** begin **

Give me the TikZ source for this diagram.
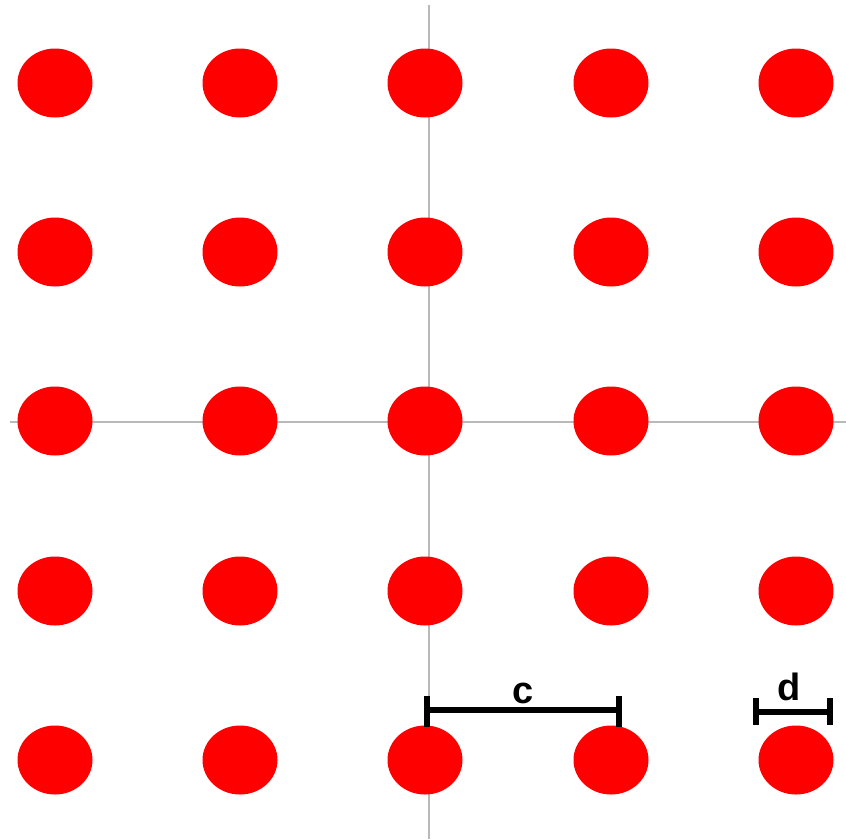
\documentclass[tikz,border=0pt]{standalone}
\usepackage{fontspec}
\setmainfont{Liberation Sans}
\usetikzlibrary{shapes.geometric}
\definecolor{axisgray}{RGB}{185,185,185}
\definecolor{dotred}{RGB}{255,0,0}
\begin{document}
\begin{tikzpicture}[x=1pt,y=-1pt,
  dot/.style={ellipse,fill=dotred,draw=none,minimum width=75pt,minimum height=69pt,inner sep=0pt},
  axis/.style={draw=axisgray,line width=2pt},
  bar/.style={draw=black,line width=5.5pt},
  lbl/.style={font=\fontsize{38}{40}\selectfont\bfseries,text=black,inner sep=0pt,anchor=base}]
\useasboundingbox (0,0) rectangle (846,839);
% axes
\coordinate (vt) at (429,5);
\coordinate (vb) at (429,839);
\coordinate (hl) at (10,422);
\coordinate (hr) at (846,422);
\draw[axis] (vt) -- (vb);
\draw[axis] (hl) -- (hr);
% dots
\foreach \i/\x in {1/55,2/240,3/425,4/611,5/796}{
  \foreach \j/\y in {1/83,2/252,3/421,4/591,5/760}{
    \node[dot] (p\i\j) at (\x,\y) {};
  }
}
% c bar
\coordinate (c1) at (427,710);
\coordinate (c2) at (619,710);
\coordinate (c1t) at (427,696);
\coordinate (c1b) at (427,727);
\coordinate (c2t) at (619,696);
\coordinate (c2b) at (619,727);
\draw[bar] (c1) -- (c2);
\draw[bar] (c1t) -- (c1b);
\draw[bar] (c2t) -- (c2b);
\node[lbl] (lc) at (523,703) {c};
% d bar
\coordinate (d1) at (756,712);
\coordinate (d2) at (830,712);
\coordinate (d1t) at (756,698);
\coordinate (d1b) at (756,725);
\coordinate (d2t) at (830,698);
\coordinate (d2b) at (830,725);
\draw[bar] (d1) -- (d2);
\draw[bar] (d1t) -- (d1b);
\draw[bar] (d2t) -- (d2b);
\node[lbl] (ld) at (789,700) {d};
\end{tikzpicture}
\end{document}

** end **

- **WHAT TO DO**
Restate the whole of the material word for word without the pictures.

- **EXERCISE RESULT**
Give me the TikZ source for this diagram.
\documentclass[tikz,border=0pt]{standalone}
\usepackage{fontspec}
\setmainfont{Liberation Sans}
\usetikzlibrary{shapes.geometric}
\definecolor{axisgray}{RGB}{185,185,185}
\definecolor{dotred}{RGB}{255,0,0}
\begin{document}
\begin{tikzpicture}[x=1pt,y=-1pt,
  dot/.style={ellipse,fill=dotred,draw=none,minimum width=75pt,minimum height=69pt,inner sep=0pt},
  axis/.style={draw=axisgray,line width=2pt},
  bar/.style={draw=black,line width=5.5pt},
  lbl/.style={font=\fontsize{38}{40}\selectfont\bfseries,text=black,inner sep=0pt,anchor=base}]
\useasboundingbox (0,0) rectangle (846,839);
% axes
\coordinate (vt) at (429,5);
\coordinate (vb) at (429,839);
\coordinate (hl) at (10,422);
\coordinate (hr) at (846,422);
\draw[axis] (vt) -- (vb);
\draw[axis] (hl) -- (hr);
% dots
\foreach \i/\x in {1/55,2/240,3/425,4/611,5/796}{
  \foreach \j/\y in {1/83,2/252,3/421,4/591,5/760}{
    \node[dot] (p\i\j) at (\x,\y) {};
  }
}
% c bar
\coordinate (c1) at (427,710);
\coordinate (c2) at (619,710);
\coordinate (c1t) at (427,696);
\coordinate (c1b) at (427,727);
\coordinate (c2t) at (619,696);
\coordinate (c2b) at (619,727);
\draw[bar] (c1) -- (c2);
\draw[bar] (c1t) -- (c1b);
\draw[bar] (c2t) -- (c2b);
\node[lbl] (lc) at (523,703) {c};
% d bar
\coordinate (d1) at (756,712);
\coordinate (d2) at (830,712);
\coordinate (d1t) at (756,698);
\coordinate (d1b) at (756,725);
\coordinate (d2t) at (830,698);
\coordinate (d2b) at (830,725);
\draw[bar] (d1) -- (d2);
\draw[bar] (d1t) -- (d1b);
\draw[bar] (d2t) -- (d2b);
\node[lbl] (ld) at (789,700) {d};
\end{tikzpicture}
\end{document}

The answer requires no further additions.